◆ Exercise details
Give the number of lines in the data that hold the string "matplotlib". Nothing else is needed.

◆ Data lines
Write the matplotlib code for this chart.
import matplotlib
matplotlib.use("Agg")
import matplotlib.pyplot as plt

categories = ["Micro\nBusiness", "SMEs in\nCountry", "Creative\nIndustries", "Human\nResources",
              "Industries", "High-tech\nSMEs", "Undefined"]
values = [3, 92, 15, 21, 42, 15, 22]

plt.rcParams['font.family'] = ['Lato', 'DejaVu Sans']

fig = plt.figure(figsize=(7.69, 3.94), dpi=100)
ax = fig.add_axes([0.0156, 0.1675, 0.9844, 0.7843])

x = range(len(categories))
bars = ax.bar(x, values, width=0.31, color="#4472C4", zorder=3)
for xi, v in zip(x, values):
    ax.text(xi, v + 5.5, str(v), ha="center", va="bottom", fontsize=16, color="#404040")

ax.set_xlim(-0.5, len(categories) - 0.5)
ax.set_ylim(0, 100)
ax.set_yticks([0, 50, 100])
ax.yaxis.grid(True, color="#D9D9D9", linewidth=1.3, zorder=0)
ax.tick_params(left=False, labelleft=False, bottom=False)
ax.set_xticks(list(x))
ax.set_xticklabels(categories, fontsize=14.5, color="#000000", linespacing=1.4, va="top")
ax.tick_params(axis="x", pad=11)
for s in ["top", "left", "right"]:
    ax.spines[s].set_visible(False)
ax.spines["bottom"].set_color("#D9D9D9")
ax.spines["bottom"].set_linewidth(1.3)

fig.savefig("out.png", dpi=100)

◆ Response to this task
4